■ Given data
--- Start ---

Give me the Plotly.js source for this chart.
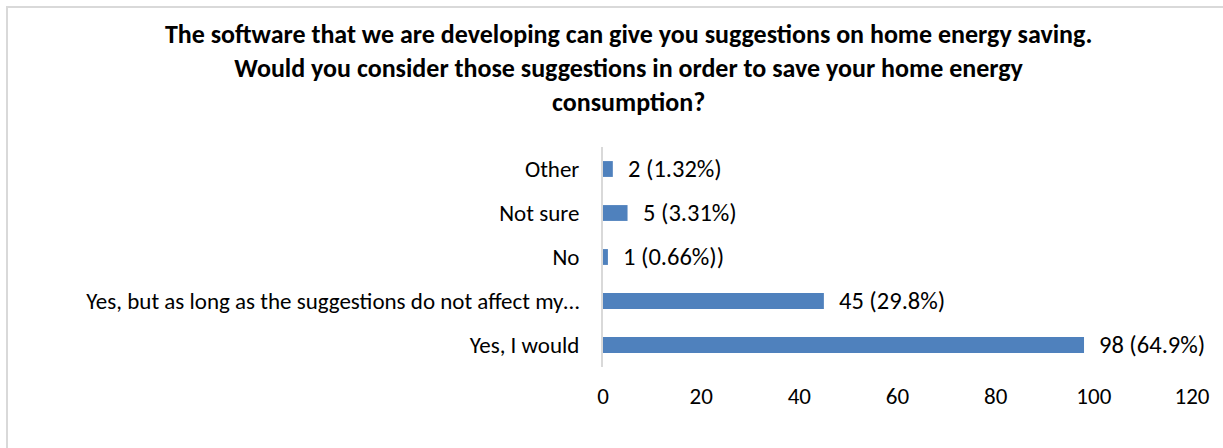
<!DOCTYPE html>
<html>
<head>
<meta charset="utf-8">
<script src="https://cdn.plot.ly/plotly-3.0.1.min.js"></script>
<style>
  html, body { margin: 0; padding: 0; background: #ffffff; }
  #chart { width: 1223px; height: 448px; position: relative; }
  #frame { position: absolute; left: 6px; top: 6px; width: 1230px; height: 460px;
           border-left: 2px solid #d9d9d9; border-top: 2px solid #d9d9d9; pointer-events: none; }
</style>
</head>
<body>
<div id="chart"></div>
<div id="frame"></div>
<script>
const categories = [
  "Yes, I would",
  "Yes, but as long as the suggestions do not affect my…",
  "No",
  "Not sure",
  "Other"
];
const counts = [98, 45, 1, 5, 2];
const percentLabels = ["98 (64.9%)", "45 (29.8%)", "1 (0.66%))", "5 (3.31%)", "2 (1.32%)"];
const xTicks = [0, 20, 40, 60, 80, 100, 120];
const titleText = "The software that we are developing can give you suggestions on home energy saving.<br>Would you consider those suggestions in order to save your home energy<br>consumption?";

const FONT = "Carlito, Lato, 'Open Sans', sans-serif";

const trace = {
  type: "bar",
  orientation: "h",
  y: categories,
  x: counts,
  marker: { color: "#4f81bd" },
  hoverinfo: "x+y",
  showlegend: false
};

const annotations = categories.map((c, i) => ({
  x: counts[i], y: c, xref: "x", yref: "y",
  text: percentLabels[i], showarrow: false,
  xanchor: "left", yanchor: "middle", xshift: 13,
  font: { family: FONT, size: 24.5, color: "#000000" }
}));

const layout = {
  width: 1223, height: 448,
  margin: { l: 603, r: 31, t: 147, b: 81, pad: 0 },
  paper_bgcolor: "rgba(0,0,0,0)",
  plot_bgcolor: "#ffffff",
  font: { family: FONT, size: 22, color: "#000000" },
  title: {
    text: titleText,
    xref: "container", x: 0.514, xanchor: "center",
    yref: "container", y: 0.904, yanchor: "middle",
    font: { family: FONT, size: 26, color: "#000000", weight: "bold" }
  },
  bargap: 0.64,
  xaxis: {
    range: [0, 120],
    tickvals: xTicks,
    ticktext: xTicks.map(String),
    showgrid: false, zeroline: false, showline: false,
    ticks: "", ticklabelstandoff: 13,
    tickfont: { family: FONT, size: 23, color: "#000000" },
    fixedrange: true
  },
  yaxis: {
    type: "category",
    showgrid: false, zeroline: false,
    showline: true, linecolor: "#d9d9d9", linewidth: 2,
    ticks: "", ticklabelstandoff: 17,
    tickfont: { family: FONT, size: 23, color: "#000000" },
    fixedrange: true
  },
  annotations: annotations
};

Plotly.newPlot("chart", [trace], layout, { displayModeBar: false, staticPlot: true });
</script>
</body>
</html>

--- End ---

■ The task
Repeat the full listing above exactly, with no pictures in the copy.

■ Problem solution
Give me the Plotly.js source for this chart.
<!DOCTYPE html>
<html>
<head>
<meta charset="utf-8">
<script src="https://cdn.plot.ly/plotly-3.0.1.min.js"></script>
<style>
  html, body { margin: 0; padding: 0; background: #ffffff; }
  #chart { width: 1223px; height: 448px; position: relative; }
  #frame { position: absolute; left: 6px; top: 6px; width: 1230px; height: 460px;
           border-left: 2px solid #d9d9d9; border-top: 2px solid #d9d9d9; pointer-events: none; }
</style>
</head>
<body>
<div id="chart"></div>
<div id="frame"></div>
<script>
const categories = [
  "Yes, I would",
  "Yes, but as long as the suggestions do not affect my…",
  "No",
  "Not sure",
  "Other"
];
const counts = [98, 45, 1, 5, 2];
const percentLabels = ["98 (64.9%)", "45 (29.8%)", "1 (0.66%))", "5 (3.31%)", "2 (1.32%)"];
const xTicks = [0, 20, 40, 60, 80, 100, 120];
const titleText = "The software that we are developing can give you suggestions on home energy saving.<br>Would you consider those suggestions in order to save your home energy<br>consumption?";

const FONT = "Carlito, Lato, 'Open Sans', sans-serif";

const trace = {
  type: "bar",
  orientation: "h",
  y: categories,
  x: counts,
  marker: { color: "#4f81bd" },
  hoverinfo: "x+y",
  showlegend: false
};

const annotations = categories.map((c, i) => ({
  x: counts[i], y: c, xref: "x", yref: "y",
  text: percentLabels[i], showarrow: false,
  xanchor: "left", yanchor: "middle", xshift: 13,
  font: { family: FONT, size: 24.5, color: "#000000" }
}));

const layout = {
  width: 1223, height: 448,
  margin: { l: 603, r: 31, t: 147, b: 81, pad: 0 },
  paper_bgcolor: "rgba(0,0,0,0)",
  plot_bgcolor: "#ffffff",
  font: { family: FONT, size: 22, color: "#000000" },
  title: {
    text: titleText,
    xref: "container", x: 0.514, xanchor: "center",
    yref: "container", y: 0.904, yanchor: "middle",
    font: { family: FONT, size: 26, color: "#000000", weight: "bold" }
  },
  bargap: 0.64,
  xaxis: {
    range: [0, 120],
    tickvals: xTicks,
    ticktext: xTicks.map(String),
    showgrid: false, zeroline: false, showline: false,
    ticks: "", ticklabelstandoff: 13,
    tickfont: { family: FONT, size: 23, color: "#000000" },
    fixedrange: true
  },
  yaxis: {
    type: "category",
    showgrid: false, zeroline: false,
    showline: true, linecolor: "#d9d9d9", linewidth: 2,
    ticks: "", ticklabelstandoff: 17,
    tickfont: { family: FONT, size: 23, color: "#000000" },
    fixedrange: true
  },
  annotations: annotations
};

Plotly.newPlot("chart", [trace], layout, { displayModeBar: false, staticPlot: true });
</script>
</body>
</html>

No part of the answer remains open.